Chesapeake predicted that 2013 production would be about flat with 2012, once planned asset sales are factored in.
The company earned $257 million, or 39 cents per share, for the quarter that ended Dec. 31. That was down from $429 million, or 63 cents per share, during the same period last year.
Revenue rose almost 30 percent to $3.54 billion, from $2.73 billion a year earlier.
Not counting one-time items, it would have earned $153 million, or 26 cents per share.
Wall Street had been looking for per-share earnings of 14 cents, according to analysts surveyed by FactSet, on revenue of $2.99 billion.
For all of 2012, it posted a net loss of $940 million, or $1.46 per share, because of a big charge to write down the value of its natural gas-producing property.
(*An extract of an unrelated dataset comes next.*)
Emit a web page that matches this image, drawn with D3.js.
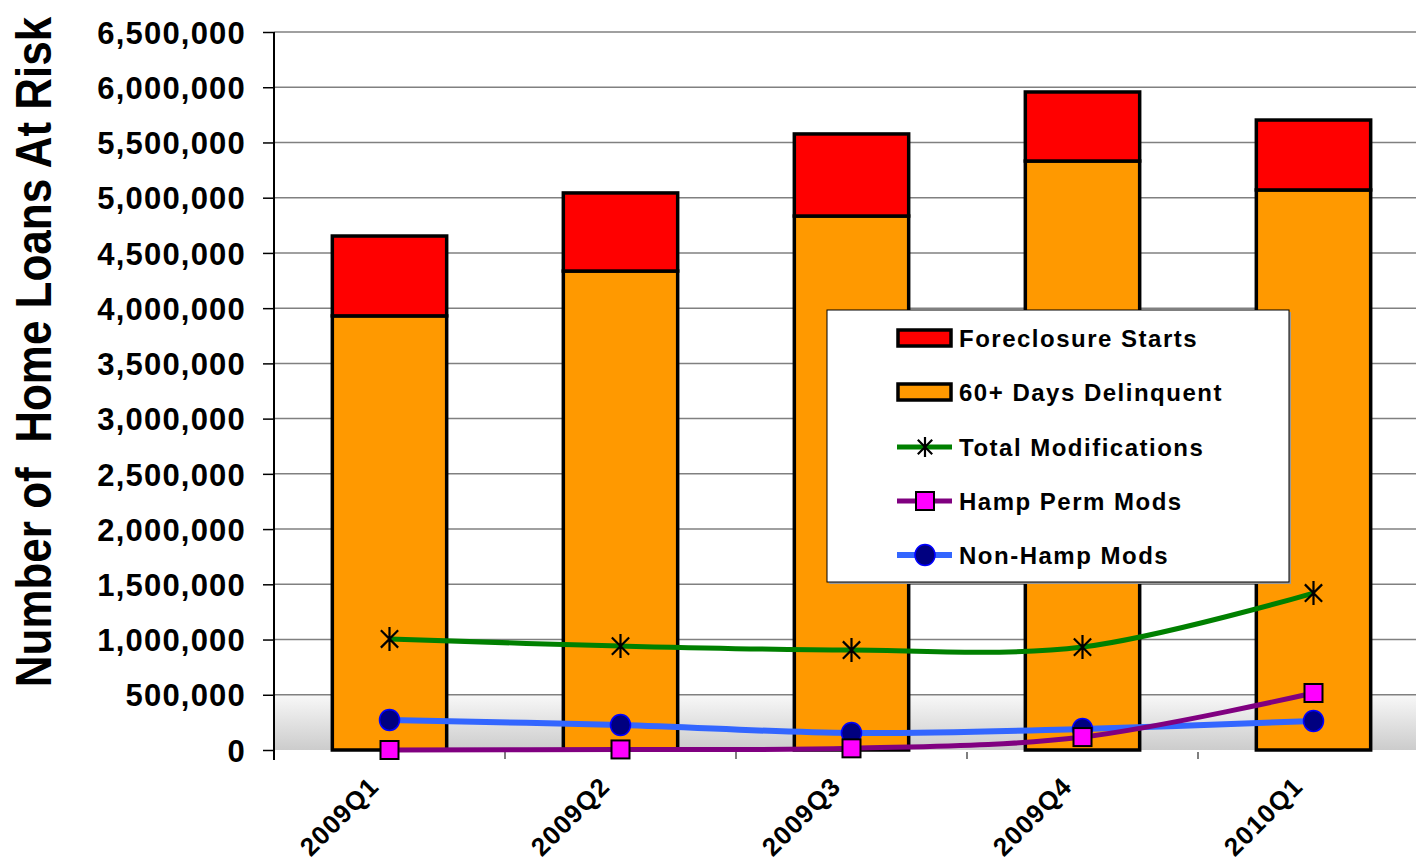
<!DOCTYPE html>
<html>
<head>
<meta charset="utf-8">
<script src="https://cdn.jsdelivr.net/npm/d3@7"></script>
<style>
  body { margin: 0; background: #fff; }
  text { font-family: "Liberation Sans", Arial, sans-serif; font-weight: bold; fill: #000; }
</style>
</head>
<body>
<div id="my_dataviz"></div>
<script>
// data
var quarters = ["2009Q1", "2009Q2", "2009Q3", "2009Q4", "2010Q1"];
var delinquent = [3930000, 4336000, 4834000, 5332000, 5070000];
var foreclosure = [723000, 707000, 743000, 625000, 633000];
var totalMods = [1005000, 941000, 905000, 932000, 1421000];
var hampMods = [0, 5000, 15000, 117000, 516000];
var nonHampMods = [272000, 226000, 154000, 190000, 263000];
var yTicks = [0, 500000, 1000000, 1500000, 2000000, 2500000, 3000000, 3500000, 4000000, 4500000, 5000000, 5500000, 6000000, 6500000];

var margin = { top: 32, right: 0, bottom: 112, left: 274 },
  W = 1416, H = 862,
  height = H - margin.top - margin.bottom;

var svg = d3.select("#my_dataviz")
  .append("svg")
  .attr("width", W)
  .attr("height", H);

var defs = svg.append("defs");
var grad = defs.append("linearGradient")
  .attr("id", "bggrad")
  .attr("x1", 0).attr("y1", 0).attr("x2", 0).attr("y2", 1);
grad.append("stop").attr("offset", "0%").attr("stop-color", "#f8f8f8");
grad.append("stop").attr("offset", "100%").attr("stop-color", "#cccccc");

// category step is 231px, the plot runs a little past the right edge
var x0 = margin.left, x1 = margin.left + 5 * 231;
var x = d3.scaleBand()
  .domain(quarters)
  .range([x0, x1])
  .paddingInner(0.505)
  .paddingOuter(0.2525);

var y = d3.scaleLinear()
  .domain([0, 6500000])
  .range([margin.top + height, margin.top]);

var xc = function(d) { return x(d) + x.bandwidth() / 2; };

// plot background: white with grey fade in the lowest band
svg.append("rect")
  .attr("x", x0).attr("y", y(500000))
  .attr("width", x1 - x0).attr("height", y(0) - y(500000))
  .attr("fill", "url(#bggrad)");

// gridlines
svg.append("g")
  .selectAll("line")
  .data(yTicks.slice(1))
  .enter()
  .append("line")
  .attr("x1", x0).attr("x2", x1)
  .attr("y1", function(d) { return y(d); })
  .attr("y2", function(d) { return y(d); })
  .attr("stroke", "#808080")
  .attr("stroke-width", 1.5);

// Y axis
var yAxis = svg.append("g")
  .attr("transform", "translate(" + x0 + ",0)")
  .call(d3.axisLeft(y).tickValues(yTicks).tickSize(11).tickPadding(17)
    .tickFormat(d3.format(",")));
yAxis.select(".domain").remove();
yAxis.selectAll("line").attr("stroke", "#000").attr("stroke-width", 1.5);
yAxis.selectAll("text")
  .style("font-size", "31px")
  .style("letter-spacing", "1.2px")
  .attr("dy", "0.36em");
svg.append("line")
  .attr("x1", x0).attr("x2", x0)
  .attr("y1", y(6500000)).attr("y2", y(0) + 10)
  .attr("stroke", "#000").attr("stroke-width", 2);

// X axis ticks at category boundaries
var bounds = d3.range(6).map(function(i) { return x0 + i * 231; });
svg.append("g")
  .selectAll("line")
  .data(bounds.slice(1))
  .enter()
  .append("line")
  .attr("x1", function(d) { return d; }).attr("x2", function(d) { return d; })
  .attr("y1", y(0) + 2).attr("y2", y(0) + 9)
  .attr("stroke", "#555").attr("stroke-width", 1.5);

// X labels
svg.append("g")
  .selectAll("text")
  .data(quarters)
  .enter()
  .append("text")
  .attr("text-anchor", "end")
  .attr("transform", function(d) {
    return "translate(" + (xc(d) - 9) + "," + (y(0) + 38) + ")rotate(-45)";
  })
  .style("font-size", "26px")
  .style("letter-spacing", "1px")
  .text(function(d) { return d; });

// Y title
svg.append("text")
  .attr("text-anchor", "middle")
  .attr("transform", "translate(51,352)rotate(-90)scale(1,1.12)")
  .style("font-size", "44px")
  .style("white-space", "pre")
  .text("Number of  Home Loans At Risk");

// stacked bars
var bars = svg.append("g");
bars.selectAll(".del")
  .data(quarters)
  .enter()
  .append("rect")
  .attr("class", "del")
  .attr("x", function(d) { return x(d); })
  .attr("width", x.bandwidth())
  .attr("y", function(d, i) { return y(delinquent[i]); })
  .attr("height", function(d, i) { return y(0) - y(delinquent[i]); })
  .attr("fill", "#ff9900")
  .attr("stroke", "#000")
  .attr("stroke-width", 3.5);
bars.selectAll(".fc")
  .data(quarters)
  .enter()
  .append("rect")
  .attr("class", "fc")
  .attr("x", function(d) { return x(d); })
  .attr("width", x.bandwidth())
  .attr("y", function(d, i) { return y(delinquent[i] + foreclosure[i]); })
  .attr("height", function(d, i) { return y(delinquent[i]) - y(delinquent[i] + foreclosure[i]); })
  .attr("fill", "#ff0000")
  .attr("stroke", "#000")
  .attr("stroke-width", 3.5);

// lines
var line = d3.line()
  .x(function(d) { return xc(d.q); })
  .y(function(d) { return y(d.v); })
  .curve(d3.curveCardinal.tension(0));

function series(vals) {
  return quarters.map(function(q, i) { return { q: q, v: vals[i] }; });
}

function drawStar(g, cx, cy, s) {
  var d = s * 0.72;
  g.append("path")
    .attr("d", "M" + cx + "," + (cy - s) + "L" + cx + "," + (cy + s) +
      "M" + (cx - d) + "," + (cy - d) + "L" + (cx + d) + "," + (cy + d) +
      "M" + (cx - d) + "," + (cy + d) + "L" + (cx + d) + "," + (cy - d))
    .attr("stroke", "#000").attr("stroke-width", 2.2).attr("fill", "none");
}
function drawSquare(g, cx, cy) {
  g.append("rect")
    .attr("x", cx - 9).attr("y", cy - 9)
    .attr("width", 18).attr("height", 18)
    .attr("fill", "#ff00ff").attr("stroke", "#000").attr("stroke-width", 2);
}
function drawDot(g, cx, cy) {
  g.append("ellipse")
    .attr("cx", cx).attr("cy", cy).attr("rx", 10).attr("ry", 10.5)
    .attr("fill", "#000080").attr("stroke", "#0000ff").attr("stroke-width", 1.5);
}

var lines = svg.append("g");
lines.append("path").datum(series(totalMods))
  .attr("d", line).attr("fill", "none").attr("stroke", "#008000").attr("stroke-width", 5);
lines.append("path").datum(series(nonHampMods))
  .attr("d", line).attr("fill", "none").attr("stroke", "#3366ff").attr("stroke-width", 6);
lines.append("path").datum(series(hampMods))
  .attr("d", line).attr("fill", "none").attr("stroke", "#800080").attr("stroke-width", 5);

series(totalMods).forEach(function(d) { drawStar(lines, xc(d.q), y(d.v), 12); });
series(nonHampMods).forEach(function(d) { drawDot(lines, xc(d.q), y(d.v)); });
series(hampMods).forEach(function(d) { drawSquare(lines, xc(d.q), y(d.v)); });

// legend
var lg = svg.append("g");
lg.append("rect")
  .attr("x", 829).attr("y", 312).attr("width", 462).attr("height", 272)
  .attr("fill", "#999");
lg.append("rect")
  .attr("x", 827).attr("y", 310).attr("width", 462).attr("height", 272)
  .attr("fill", "#fff").attr("stroke", "#000").attr("stroke-width", 1);

var legendKeys = ["Foreclosure Starts", "60+ Days Delinquent", "Total Modifications", "Hamp Perm Mods", "Non-Hamp Mods"];
var rowY = [338, 392, 447, 501, 555];
legendKeys.forEach(function(k, i) {
  var cy = rowY[i];
  if (i < 2) {
    lg.append("rect")
      .attr("x", 898).attr("y", cy - 8).attr("width", 53).attr("height", 16)
      .attr("fill", i === 0 ? "#ff0000" : "#ff9900")
      .attr("stroke", "#000").attr("stroke-width", 3.5);
  } else {
    var col = ["#008000", "#800080", "#3366ff"][i - 2];
    lg.append("line")
      .attr("x1", 897).attr("x2", 952).attr("y1", cy).attr("y2", cy)
      .attr("stroke", col).attr("stroke-width", i === 4 ? 6 : 5);
    if (i === 2) drawStar(lg, 925, cy, 10);
    if (i === 3) drawSquare(lg, 925, cy);
    if (i === 4) drawDot(lg, 925, cy);
  }
  lg.append("text")
    .attr("x", 959).attr("y", cy)
    .attr("dy", "0.36em")
    .style("font-size", "24px")
    .style("letter-spacing", "1.5px")
    .text(k);
});
</script>
</body>
</html>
In 2011 it earned $1.57 billion, or $2.32 per share.
Those values can shift from year to year, and would rise with the price of natural gas.
Revenue rose 5.9 percent to $12.32 billion.
Shares rose by a dime to $20.34 in morning trading.
The results came a day after Chesapeake's board said an investigation into outgoing CEO Aubrey McClendon's personal financing deals with company partners found "no intentional misconduct" by McClendon or any other company managers.
Last spring Reuters reported that McClendon received loans of $1.4 billion from an investment firm called EIG Global Energy Partners that was negotiating a separate oil and gas deal with Chesapeake.
The probe found that the deals did not improperly benefit McClendon or increase costs to Chesapeake.
McClendon, who founded Chesapeake Energy Corp. in 1989 and saw it become the second largest natural gas producer in the U.S., was stripped of his role as board chairman in May.
Last month Chesapeake said McClendon would leave the company in April amid philosophical differences.